À l’heure où le réveil sonne, le dormeur est projeté d’un état dans l’autre. Ses rêves s’éloignent pour faire place à la réalité. La sonnerie du réveil est soudaine, le passage des rêves à la réalité peut parfois être long mais il est inéluctable. Quel que puisse être alors notre désir de retourner au sommeil – et quand bien même nous renoncerions à nous lever pour dormir encore –, nous ne pouvons pas faire que la réalité ne soit pas. Elle ne nous a d’ailleurs pas attendu pour continuer à être. Tandis que nous dormions, et alors que nos rêves nous paraissaient le tout de notre vie, le réel continuait à être, le temps s’écoulait, malgré nous, emportant avec lui le dormeur comme un bois flottant dans le courant d’un fleuve.
Au matin, l’alternative n’est pas de savoir lequel du rêve ou du monde est réel mais lequel nous choisirons. La question du petit jour n’est pas notionnelle, elle est existentielle. Dès que j’entends mon réveil, aussi nimbé de songes que je sois, je sais bien où se trouve le réel. Vais-je le rejoindre ? Certains matins, la sonnerie du réveil est délivrance : les nuits mauvaises, insomniaques, angoissées ou dans l’attente d’un jour joyeux, ces jours-là, le jour qui se lève est comme une libération. D’autres fois, nous entendons le réveil sonner comme très loin de nous ; il est venu nous chercher alors que nous étions profondément endormi, parfois, il nous y arrache à un rêve précieux. C’est alors par effraction qu’il nous rappelle à la réalité, comment répondrons-nous à sa voix ? Préférerons-nous le sommeil et ses songes ou bien le réel ?

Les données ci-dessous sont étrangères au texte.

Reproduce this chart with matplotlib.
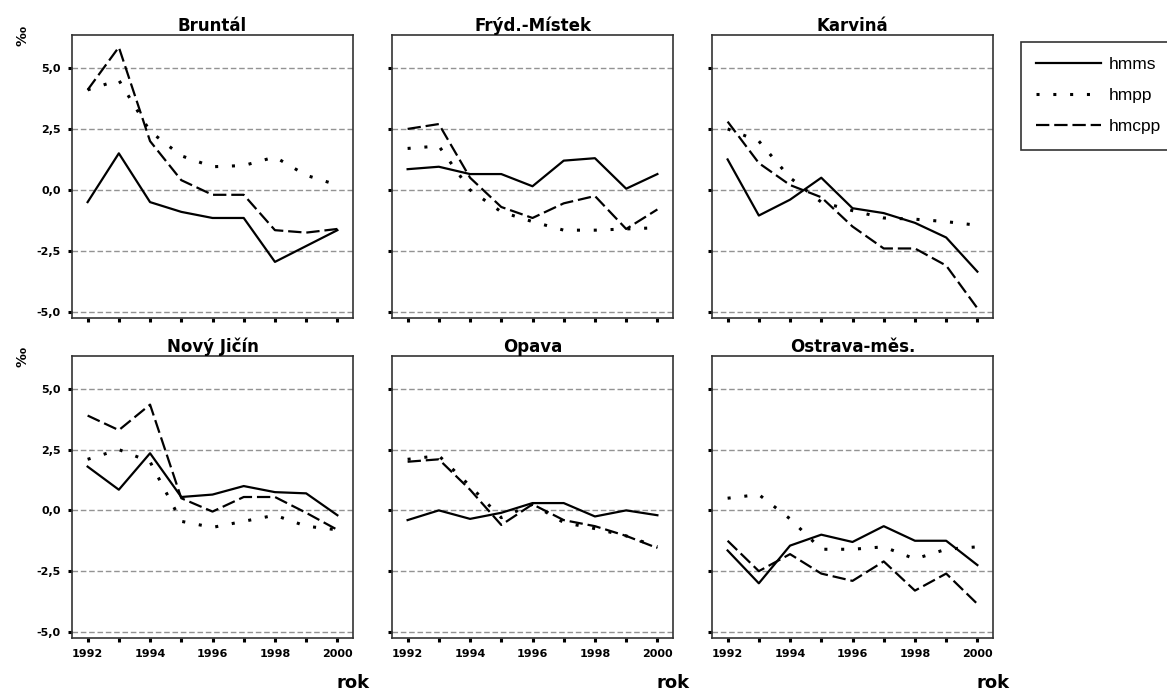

Un jour, sonneront les trompettes de l’Apocalypse. Le Christ sera le soleil levant d’un jour nouveau et éternel. Comment nous y préparer dans la nuit de ce monde ? Cela semble aussi difficile que de nous préparer au réveil au milieu de notre sommeil. Jésus le sait puisque, de manière contradictoire, il dit : « Tenez-vous prêts » et « c’est à l’heure où vous n’y penserez pas que le Fils de l’homme viendra ». Aucun de nos préparatifs ne peut donc nous éviter d’être surpris de sa venue. Se tenir prêt ce n’est pas s’éviter la surprise mais être à même de l’épouser. La sonnerie de notre réveil est toujours inattendue lorsqu’elle résonne en plein sommeil, seul compte que nous choisissions le réel quand c’est l’heure. Nos préparatifs ne peuvent anticiper celle-ci mais ils visent à nous défaire de ce qui est temporaire pour embrasser l’éternité.

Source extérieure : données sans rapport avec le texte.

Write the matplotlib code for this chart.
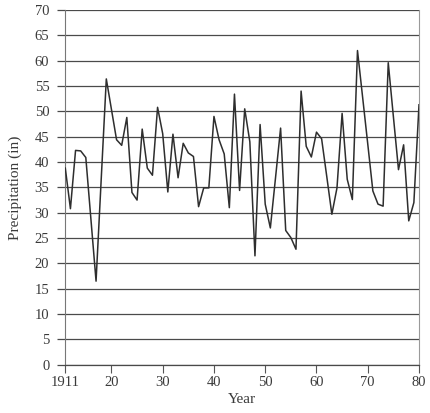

Bien des réalités de nos existences s’apparentent à des rêves car elles ne sont pas destinées à durer, celles qui sont éternelles sont les seules qui soient vraiment réelles. Nous préparer, c’est savoir choisir ce qui dans notre vie est vraiment réel, c’est demander au Seigneur en cet Avent de nous apprendre à discerner l’essentiel, à le choisir par-dessus tout pour qu’au jour où il viendra, nous le laissions nous défaire des songes de ce monde pour entrer dans l’éternité. Pour cela, nous avons besoin de temps : trop de caricatures se logent dans les mots « essentiel » et « superficiel. » Le lieu par excellence où ce discernement s’opère en nous, c’est la prière. Parce qu’elle choisit contre tous les calculs raisonnables de perdre du temps pour Dieu, c’est là qu’il peut nous enseigner où se trouve l’éternité dans chacune de nos vies et quelle est cette part de nous qui sera glorifiée tandis que l’autre sera laissée en terre. Amen.